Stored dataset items
## begin

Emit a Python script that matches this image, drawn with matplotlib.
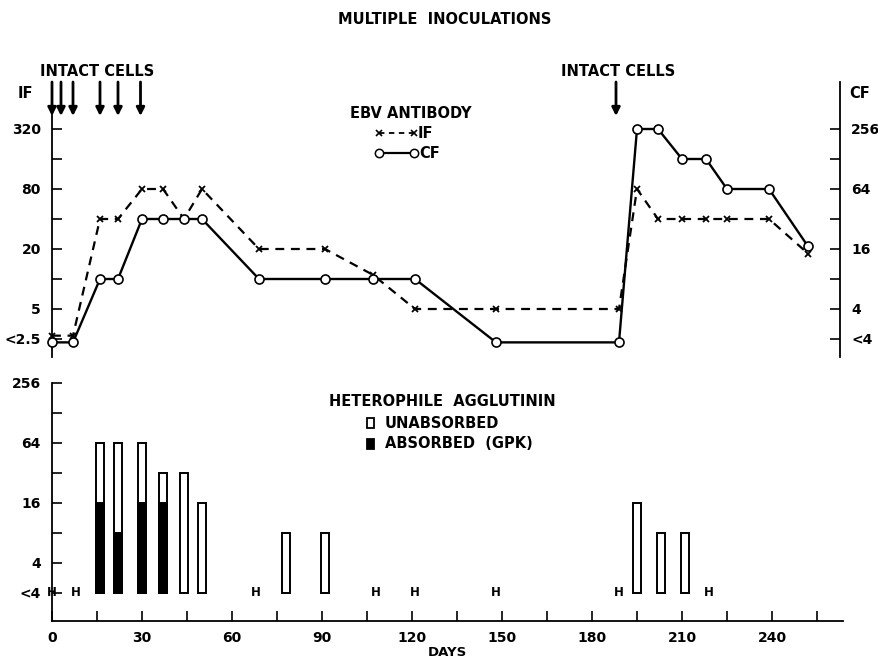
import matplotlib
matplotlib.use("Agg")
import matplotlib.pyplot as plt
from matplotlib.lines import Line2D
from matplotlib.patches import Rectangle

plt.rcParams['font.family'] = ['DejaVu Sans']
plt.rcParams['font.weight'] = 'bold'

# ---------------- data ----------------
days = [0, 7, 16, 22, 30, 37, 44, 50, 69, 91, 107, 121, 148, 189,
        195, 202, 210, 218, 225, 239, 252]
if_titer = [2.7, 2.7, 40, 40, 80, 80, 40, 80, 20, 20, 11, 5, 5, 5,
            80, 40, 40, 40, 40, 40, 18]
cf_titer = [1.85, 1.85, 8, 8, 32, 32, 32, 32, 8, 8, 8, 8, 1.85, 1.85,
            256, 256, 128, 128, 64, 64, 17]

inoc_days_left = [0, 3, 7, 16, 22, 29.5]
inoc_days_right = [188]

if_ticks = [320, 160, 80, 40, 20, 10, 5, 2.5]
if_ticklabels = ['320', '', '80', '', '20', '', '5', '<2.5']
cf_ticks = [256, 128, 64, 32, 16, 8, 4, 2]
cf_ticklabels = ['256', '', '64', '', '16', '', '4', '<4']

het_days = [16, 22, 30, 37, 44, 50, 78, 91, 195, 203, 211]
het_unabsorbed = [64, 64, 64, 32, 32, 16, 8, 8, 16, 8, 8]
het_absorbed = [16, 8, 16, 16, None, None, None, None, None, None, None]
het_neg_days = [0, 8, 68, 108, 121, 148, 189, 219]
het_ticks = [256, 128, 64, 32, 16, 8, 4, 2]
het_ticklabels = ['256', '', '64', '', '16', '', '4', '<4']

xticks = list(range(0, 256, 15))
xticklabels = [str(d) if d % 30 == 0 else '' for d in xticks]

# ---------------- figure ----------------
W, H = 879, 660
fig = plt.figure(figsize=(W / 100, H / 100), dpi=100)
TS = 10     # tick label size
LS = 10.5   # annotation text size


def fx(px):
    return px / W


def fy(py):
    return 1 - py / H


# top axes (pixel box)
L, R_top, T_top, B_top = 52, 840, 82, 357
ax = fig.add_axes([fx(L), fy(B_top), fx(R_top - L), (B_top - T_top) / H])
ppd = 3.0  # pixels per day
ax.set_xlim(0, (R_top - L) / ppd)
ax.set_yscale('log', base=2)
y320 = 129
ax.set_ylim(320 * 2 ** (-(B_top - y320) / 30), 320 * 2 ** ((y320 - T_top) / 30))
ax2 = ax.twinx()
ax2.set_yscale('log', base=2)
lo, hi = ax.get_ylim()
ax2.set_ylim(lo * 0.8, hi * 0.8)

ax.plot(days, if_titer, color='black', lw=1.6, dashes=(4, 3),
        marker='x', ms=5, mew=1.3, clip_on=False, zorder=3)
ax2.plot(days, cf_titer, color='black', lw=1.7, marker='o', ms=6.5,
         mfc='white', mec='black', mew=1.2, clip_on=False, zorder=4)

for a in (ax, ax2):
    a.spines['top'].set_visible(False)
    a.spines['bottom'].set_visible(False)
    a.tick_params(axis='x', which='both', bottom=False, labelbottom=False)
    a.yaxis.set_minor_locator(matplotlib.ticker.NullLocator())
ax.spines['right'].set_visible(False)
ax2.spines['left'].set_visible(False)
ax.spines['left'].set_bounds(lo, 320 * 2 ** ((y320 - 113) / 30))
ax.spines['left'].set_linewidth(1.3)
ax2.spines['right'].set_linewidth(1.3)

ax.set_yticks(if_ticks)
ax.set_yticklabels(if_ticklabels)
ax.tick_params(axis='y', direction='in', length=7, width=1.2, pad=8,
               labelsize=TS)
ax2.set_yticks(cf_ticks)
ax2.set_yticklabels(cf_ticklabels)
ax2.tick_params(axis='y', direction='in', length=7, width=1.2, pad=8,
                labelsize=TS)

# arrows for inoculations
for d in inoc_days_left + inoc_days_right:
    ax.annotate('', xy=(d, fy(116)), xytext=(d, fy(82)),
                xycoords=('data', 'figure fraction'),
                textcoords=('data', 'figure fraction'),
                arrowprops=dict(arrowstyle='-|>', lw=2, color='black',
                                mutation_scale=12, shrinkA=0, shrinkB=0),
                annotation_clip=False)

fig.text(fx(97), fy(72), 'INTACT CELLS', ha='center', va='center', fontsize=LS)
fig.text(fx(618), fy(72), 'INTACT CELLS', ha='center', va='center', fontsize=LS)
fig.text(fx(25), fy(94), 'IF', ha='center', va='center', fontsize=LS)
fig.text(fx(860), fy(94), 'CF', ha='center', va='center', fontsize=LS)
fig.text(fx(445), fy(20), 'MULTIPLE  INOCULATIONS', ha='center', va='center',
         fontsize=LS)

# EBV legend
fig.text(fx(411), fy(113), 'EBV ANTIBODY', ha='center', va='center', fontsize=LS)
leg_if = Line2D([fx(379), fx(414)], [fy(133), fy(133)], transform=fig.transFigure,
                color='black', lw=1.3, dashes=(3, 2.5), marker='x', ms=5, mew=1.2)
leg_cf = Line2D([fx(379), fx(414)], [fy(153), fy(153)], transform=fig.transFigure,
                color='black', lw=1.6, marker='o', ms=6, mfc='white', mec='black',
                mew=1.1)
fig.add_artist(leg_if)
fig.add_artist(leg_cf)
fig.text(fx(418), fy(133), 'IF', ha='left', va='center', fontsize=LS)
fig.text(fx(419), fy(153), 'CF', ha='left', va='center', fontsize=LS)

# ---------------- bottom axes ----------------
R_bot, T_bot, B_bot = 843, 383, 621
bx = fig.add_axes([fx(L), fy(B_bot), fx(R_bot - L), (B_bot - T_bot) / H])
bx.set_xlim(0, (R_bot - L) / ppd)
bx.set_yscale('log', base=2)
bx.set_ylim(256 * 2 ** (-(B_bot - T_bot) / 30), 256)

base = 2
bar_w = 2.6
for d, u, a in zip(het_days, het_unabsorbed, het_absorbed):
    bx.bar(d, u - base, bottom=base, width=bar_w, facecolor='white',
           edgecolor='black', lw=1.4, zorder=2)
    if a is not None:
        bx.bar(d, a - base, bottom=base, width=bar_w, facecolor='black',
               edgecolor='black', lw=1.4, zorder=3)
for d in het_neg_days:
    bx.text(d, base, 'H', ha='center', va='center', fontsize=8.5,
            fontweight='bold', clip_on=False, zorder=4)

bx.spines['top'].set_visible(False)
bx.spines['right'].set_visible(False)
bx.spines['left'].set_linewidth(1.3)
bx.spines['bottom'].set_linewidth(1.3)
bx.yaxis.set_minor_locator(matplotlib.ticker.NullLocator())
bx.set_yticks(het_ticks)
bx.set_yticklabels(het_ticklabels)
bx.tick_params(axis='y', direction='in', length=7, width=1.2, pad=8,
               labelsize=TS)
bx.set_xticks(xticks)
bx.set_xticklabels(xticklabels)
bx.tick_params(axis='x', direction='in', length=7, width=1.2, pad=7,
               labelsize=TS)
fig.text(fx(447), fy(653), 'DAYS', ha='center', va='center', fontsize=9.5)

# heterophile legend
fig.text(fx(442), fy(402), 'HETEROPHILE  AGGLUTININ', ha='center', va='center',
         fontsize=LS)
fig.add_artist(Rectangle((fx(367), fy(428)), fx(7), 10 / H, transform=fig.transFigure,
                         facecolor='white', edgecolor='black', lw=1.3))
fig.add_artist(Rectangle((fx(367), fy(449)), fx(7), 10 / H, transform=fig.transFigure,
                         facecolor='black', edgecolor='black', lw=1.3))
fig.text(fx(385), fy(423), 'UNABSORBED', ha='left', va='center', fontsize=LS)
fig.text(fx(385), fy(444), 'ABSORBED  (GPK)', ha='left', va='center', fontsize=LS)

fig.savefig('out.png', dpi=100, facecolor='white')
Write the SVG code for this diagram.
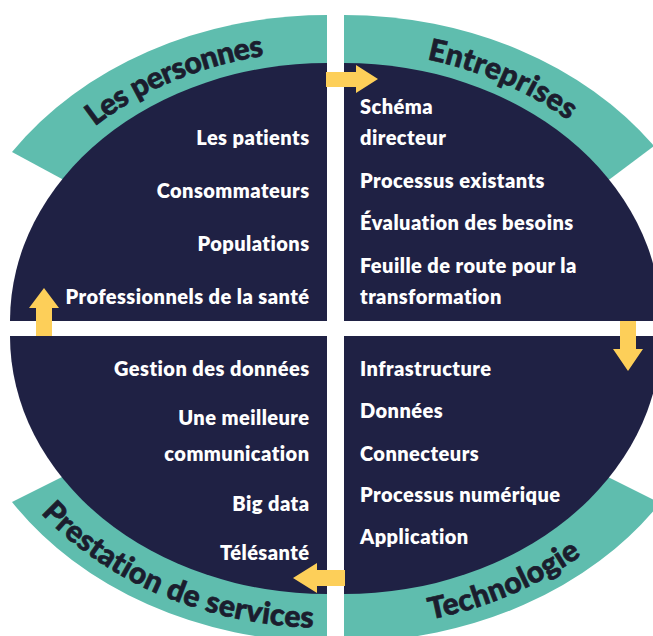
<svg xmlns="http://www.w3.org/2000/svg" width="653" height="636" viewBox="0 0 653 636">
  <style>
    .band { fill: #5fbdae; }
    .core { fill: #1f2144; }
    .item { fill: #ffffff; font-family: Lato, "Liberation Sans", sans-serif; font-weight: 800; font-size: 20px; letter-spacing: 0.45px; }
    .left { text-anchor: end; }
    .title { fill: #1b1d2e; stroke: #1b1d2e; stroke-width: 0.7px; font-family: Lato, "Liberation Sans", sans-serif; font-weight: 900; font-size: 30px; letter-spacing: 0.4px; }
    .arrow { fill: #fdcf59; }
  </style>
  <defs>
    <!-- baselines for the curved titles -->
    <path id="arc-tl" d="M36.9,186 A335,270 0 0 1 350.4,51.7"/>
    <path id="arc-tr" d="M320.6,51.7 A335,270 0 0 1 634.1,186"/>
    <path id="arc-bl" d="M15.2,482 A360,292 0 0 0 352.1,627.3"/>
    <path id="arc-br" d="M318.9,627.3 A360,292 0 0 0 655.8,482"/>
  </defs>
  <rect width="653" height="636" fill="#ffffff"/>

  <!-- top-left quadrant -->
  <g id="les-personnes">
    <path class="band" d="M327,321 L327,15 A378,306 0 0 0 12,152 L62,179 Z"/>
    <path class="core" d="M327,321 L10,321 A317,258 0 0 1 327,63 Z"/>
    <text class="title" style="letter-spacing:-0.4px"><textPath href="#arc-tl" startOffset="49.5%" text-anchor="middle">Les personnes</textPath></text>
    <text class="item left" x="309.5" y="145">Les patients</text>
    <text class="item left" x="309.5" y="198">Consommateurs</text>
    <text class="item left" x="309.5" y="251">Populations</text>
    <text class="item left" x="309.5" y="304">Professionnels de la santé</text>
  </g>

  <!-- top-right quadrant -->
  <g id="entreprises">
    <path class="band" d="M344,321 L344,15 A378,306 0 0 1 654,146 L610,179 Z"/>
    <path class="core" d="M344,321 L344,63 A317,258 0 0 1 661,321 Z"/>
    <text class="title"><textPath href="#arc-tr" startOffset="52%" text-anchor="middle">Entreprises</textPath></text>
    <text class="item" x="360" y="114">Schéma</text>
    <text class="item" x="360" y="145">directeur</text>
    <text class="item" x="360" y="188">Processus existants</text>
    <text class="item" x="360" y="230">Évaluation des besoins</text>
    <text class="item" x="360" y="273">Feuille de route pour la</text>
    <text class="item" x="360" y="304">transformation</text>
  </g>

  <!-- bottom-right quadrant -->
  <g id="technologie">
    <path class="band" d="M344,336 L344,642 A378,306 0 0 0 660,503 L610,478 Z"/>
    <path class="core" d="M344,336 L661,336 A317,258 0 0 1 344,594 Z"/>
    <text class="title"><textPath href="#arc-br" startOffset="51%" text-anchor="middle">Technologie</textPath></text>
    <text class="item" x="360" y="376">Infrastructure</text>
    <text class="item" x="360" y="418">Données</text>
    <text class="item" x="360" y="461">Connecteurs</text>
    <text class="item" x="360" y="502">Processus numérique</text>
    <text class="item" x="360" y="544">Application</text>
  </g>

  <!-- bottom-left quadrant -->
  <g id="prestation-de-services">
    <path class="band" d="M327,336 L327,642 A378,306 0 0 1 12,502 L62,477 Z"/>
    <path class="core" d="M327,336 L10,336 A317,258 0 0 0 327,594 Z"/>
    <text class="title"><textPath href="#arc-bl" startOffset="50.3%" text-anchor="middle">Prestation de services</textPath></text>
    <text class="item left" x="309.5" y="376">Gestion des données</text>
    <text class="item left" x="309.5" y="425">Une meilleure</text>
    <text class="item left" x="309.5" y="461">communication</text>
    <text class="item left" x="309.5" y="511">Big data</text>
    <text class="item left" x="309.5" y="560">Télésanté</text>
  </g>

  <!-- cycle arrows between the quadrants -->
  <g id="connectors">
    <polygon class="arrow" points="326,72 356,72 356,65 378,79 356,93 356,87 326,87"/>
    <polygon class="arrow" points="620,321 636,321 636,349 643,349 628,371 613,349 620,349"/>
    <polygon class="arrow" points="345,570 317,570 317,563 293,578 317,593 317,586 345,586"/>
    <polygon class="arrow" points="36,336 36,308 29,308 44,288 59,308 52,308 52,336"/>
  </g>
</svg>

## end

=== Stated goal ===
Extract every line from the records above that contains the word "this".

=== Result of the exercise ===
Emit a Python script that matches this image, drawn with matplotlib.
Write the SVG code for this diagram.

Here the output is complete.